Could these stones have been laid in this manner by Shakers possibly as far back as 1795?
If so, I tip my hat to their good work.

The shore opposite the abutment?...

A few flat rocks were seen on the river bottom on this side and it looks as though the Shaker's route may have followed the river's north and east shore towards present day Jackson Road (in distant right of above photo).

Today this is a slough but topo maps show it once having been the original course of the river.
Map from 1939...

Map from 1951 showing the change in river course resulting from Jackson Road Bridge...


I paddled along the original but now cut-off channel from the suspected Shaker bridge for about 600 feet to a good spot for landing where a dry swale meets the river.  Walking back towards the Shaker Bridge I came across these old timbers laying on the ground...
I'm no expert but I believe they're the remains of trestles possibly from an upriver bridge that got "carried away" and ended up here?  The 3/4" diameter drift bolts can be seen running through the cross piece and into the piles.  Apparently bridges being carried away was a regular occurrence back in the 1800s.  In the book History of the Town of Lancaster Rev.
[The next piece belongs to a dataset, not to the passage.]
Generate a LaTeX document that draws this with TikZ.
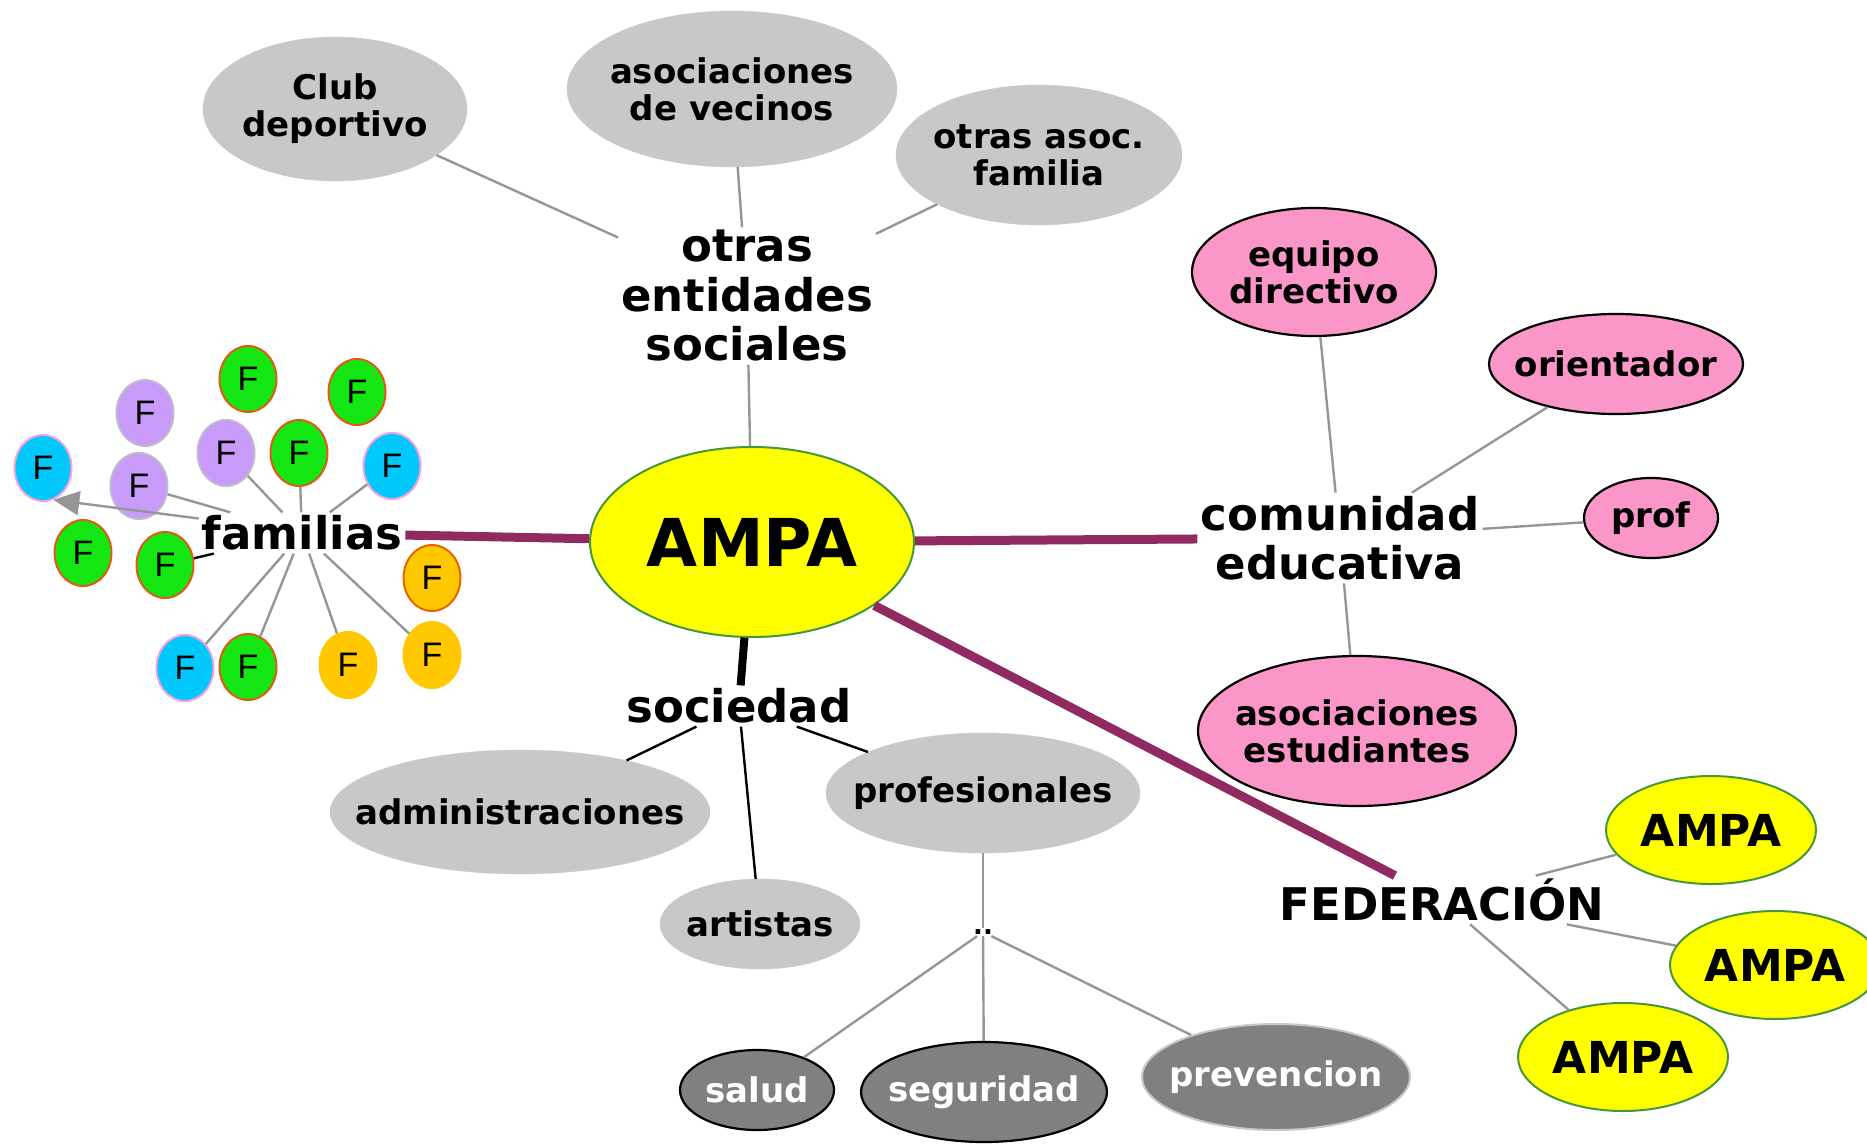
\documentclass[tikz,border=0pt]{standalone}
\usepackage{fontspec}
\setmainfont{DejaVu Sans}
\newfontfamily\ffont{Liberation Sans}
\usetikzlibrary{shapes.geometric,arrows.meta}

\definecolor{lgray}{RGB}{200,200,200}
\definecolor{dgray}{RGB}{128,128,128}
\definecolor{lnk}{RGB}{150,150,150}
\definecolor{plum}{RGB}{145,42,96}
\definecolor{pinkf}{RGB}{250,150,200}
\definecolor{yel}{RGB}{255,255,0}
\definecolor{yborder}{RGB}{70,150,60}
\definecolor{fgreen}{RGB}{20,230,20}
\definecolor{fgreenb}{RGB}{225,90,20}
\definecolor{fpurple}{RGB}{200,155,250}
\definecolor{fpurpleb}{RGB}{190,185,205}
\definecolor{fblue}{RGB}{0,200,250}
\definecolor{fblueb}{RGB}{240,160,220}
\definecolor{fyel}{RGB}{255,200,0}
\definecolor{forange}{RGB}{230,100,0}

\begin{document}
\begin{tikzpicture}[x=1pt,y=-1pt,
  oval/.style 2 args={ellipse, minimum width=#1, minimum height=#2, inner sep=0pt},
  lab/.style={font=\bfseries\fontsize{34}{37}\selectfont, align=center, inner sep=0pt},
  T/.style={label={[lab]center:{#1}}},
  TW/.style={label={[lab,text=white]center:{#1}}},
  grey/.style={fill=lgray, draw=lgray},
  pinkn/.style={fill=pinkf, draw=black, line width=2.2pt},
  dark/.style={fill=dgray, draw=black, line width=2.2pt},
  yeln/.style={fill=yel, draw=yborder, line width=2pt},
  big/.style={font=\bfseries\fontsize{45}{49.5}\selectfont, align=center, inner sep=3pt},
  smallampa/.style={yeln, oval={210pt}{108pt}, font=\bfseries\fontsize{44}{44}\selectfont},
  fn/.style 2 args={ellipse, minimum width=57pt, minimum height=66pt, inner sep=0pt,
     fill=#1, draw=#2, line width=2pt, font=\ffont\fontsize{34}{34}\selectfont},
  gl/.style={draw=lnk, line width=2.4pt},
  bl/.style={draw=black, line width=2.4pt},
  pl/.style={draw=plum, line width=9pt},
]
\useasboundingbox (0,0) rectangle (1867,1143);

% ---- top: otras entidades sociales
\node[grey, oval={264pt}{144pt}, T={Club\\deportivo}] (club) at (335,109) {};
\node[grey, oval={330pt}{156pt}, T={asociaciones\\de vecinos}] (vecinos) at (732,89) {};
\node[grey, oval={286pt}{140pt}, T={otras asoc.\\familia}] (asocfam) at (1039,155) {};
\node[big] (otras) at (747,296) {otras\\entidades\\sociales};

% ---- centre
\node[yeln, oval={324pt}{190pt}, font=\bfseries\fontsize{66}{66}\selectfont] (ampa) at (752,542) {AMPA};

% ---- comunidad educativa
\node[big] (com) at (1340,538) {comunidad\\educativa};
\node[pinkn, oval={244pt}{128pt}, T={equipo\\directivo}] (equipo) at (1314,272) {};
\node[pinkn, oval={254pt}{100pt}, T={orientador}] (orient) at (1616,364) {};
\node[pinkn, oval={134pt}{80pt}, T={prof}] (prof) at (1651,518) {};
\node[pinkn, oval={318pt}{150pt}, T={asociaciones\\estudiantes}] (estud) at (1357,731) {};

% ---- federacion
\node[big] (fed) at (1442,900) {FEDERACIÓN};
\node[smallampa] (a1) at (1711,830) {AMPA};
\node[smallampa] (a2) at (1775,965) {AMPA};
\node[smallampa] (a3) at (1623,1057) {AMPA};

% ---- sociedad
\node[big] (soc) at (739,706) {sociedad};
\node[grey, oval={380pt}{124pt}, T={administraciones}] (admin) at (520,812) {};
\node[grey, oval={314pt}{120pt}, T={profesionales}] (profes) at (983,793) {};
\node[grey, oval={200pt}{90pt}, T={artistas}] (art) at (760,924) {};
\node[font=\bfseries\fontsize{26}{26}\selectfont, inner sep=1.5pt] (dots) at (983,932) {..};
\node[dark, oval={154pt}{80pt}, TW={salud}] (salud) at (757,1090) {};
\node[dark, oval={246pt}{100pt}, TW={seguridad}] (segur) at (984,1092) {};
\node[fill=dgray, draw=lgray, line width=2pt, oval={268pt}{106pt}, TW={prevencion}] (prev) at (1276,1077) {};

% ---- familias
\node[big] (fam) at (302,533) {familias};
\node[fn={fpurple}{fpurpleb}] (f1) at (145,413) {F};
\node[fn={fgreen}{fgreenb}] (f2) at (248,379) {F};
\node[fn={fgreen}{fgreenb}] (f3) at (357,392) {F};
\node[fn={fblue}{fblueb}] (f4) at (43,468) {F};
\node[fn={fpurple}{fpurpleb}] (f5) at (226,453) {F};
\node[fn={fgreen}{fgreenb}] (f6) at (299,453) {F};
\node[fn={fblue}{fblueb}] (f7) at (392,466) {F};
\node[fn={fpurple}{fpurpleb}] (f8) at (139,486) {F};
\node[fn={fgreen}{fgreenb}] (f9) at (83,553) {F};
\node[fn={fgreen}{fgreenb}] (f10) at (165,565) {F};
\node[fn={fyel}{forange}] (f11) at (432,578) {F};
\node[fn={fblue}{fblueb}] (f12) at (185,668) {F};
\node[fn={fgreen}{fgreenb}] (f13) at (248,667) {F};
\node[fn={fyel}{fyel}] (f14) at (348,665) {F};
\node[fn={fyel}{fyel}] (f15) at (432,655) {F};

% ---- connectors
\draw[gl] (club) -- (otras);
\draw[gl] (vecinos) -- (otras);
\draw[gl] (asocfam) -- (otras);
\draw[gl] (otras) -- (ampa);

\draw[pl] (ampa) -- (com);
\draw[pl] (ampa) -- (fam);
\draw[pl] (ampa) -- (fed);
\draw[draw=black, line width=8pt] (ampa) -- (soc);

\draw[gl] (com) -- (equipo);
\draw[gl] (com) -- (orient);
\draw[gl] (com) -- (prof);
\draw[gl] (com) -- (estud);

\draw[gl] (fed) -- (a1);
\draw[gl] (fed) -- (a2);
\draw[gl] (fed) -- (a3);

\draw[bl] (soc) -- (admin);
\draw[bl] (soc) -- (art);
\draw[bl] (soc) -- (profes);
\draw[gl] (profes) -- (dots);
\draw[gl] (dots) -- (salud);
\draw[gl] (dots) -- (segur);
\draw[gl] (dots) -- (prev);

\draw[gl] (fam) -- (f8);
\draw[gl] (fam) -- (f5);
\draw[gl] (fam) -- (f6);
\draw[gl] (fam) -- (f7);
\draw[bl] (fam) -- (f10);
\draw[gl] (fam) -- (f12);
\draw[gl] (fam) -- (f13);
\draw[gl] (fam) -- (f14);
\draw[gl] (fam) -- (f15);
\draw[gl, -{Triangle[length=26pt,width=24pt]}, lnk] (fam.172) -- (f4.-72);
\end{tikzpicture}
\end{document}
Abijah P. Marvin wrote "The bridges, however, were a continual cause of expense.  Almost every unusual rise of water washed away causeways, and sluiceways, while every great flood bore off one or more of the large bridges."

After poking around a bit I headed back upriver and caused a bit of a ruckus while in the vicinity of this active osprey nest...
The osprey in the tree above the nest alerted all other ospreys to my presence.  The occupied nest can be seen in the center bottom of the photo.  A closer look...

Once past the nest I began looking for a fourth bridge mentioned by Nourse's History of the Town of Harvard..."A fourth bridge, that of the Union Turnpike Company, between 1805 and 1818 spanned the stream about halfway between White's and Wilds's.  This was twice ruined by freshets, and the traffic over the turnpike did not warrant the expense of rebuilding."  That combined with the fact it was laid out "in an almost straight line, paying no attention to grades" resulted in it losing considerable traffic to another turnpike with easier grades.

This map from History of the Town of Lancaster shows the turnpike's route approaching the river from the west...

In wanting to confirm the bridge's location I went ashore on the Harvard side and followed the Riverside Trail to where it meets the Turnpike Trail.

Map from Oxbow National Wildlife Refuge Recreation and Trail Guide...

Photo of trail marker nearest the bridge abutment...

The view eastward from the river...

I try to imagine the Union Turnpike when it enjoyed a brief heyday after being built, and was described as follows in History of the Town of Harvard by Nourse "The roadway was laid out in December, 1805, and furnished one link in a direct thoroughfare between Albany, Greenfield, Brattleborough, and Boston, joining the Cambridge and Concord pike with the Fifth Massachusetts Turnpike at Leominster.  The traffic over the latter was then very great, carried on by a procession of heavily laden wagons bearing freights of country produce to the city markets and returning with assorted merchandise for the village stores.  From forty to fifty such wagons daily traversed the main road, averaging a freight of at least a ton each."  Once on the river's east side those wagons would begin a slow and steady climb up Makamachekamuck's Hill (aka Prospect Hill).

I wasn't able to find any trace of the bridge or its abutments within the river.  The air, however, was filled with birdsong on a fine June day, only occasionally interrupted by bursts of machine-gun fire from the Fort Devens training center just across the river.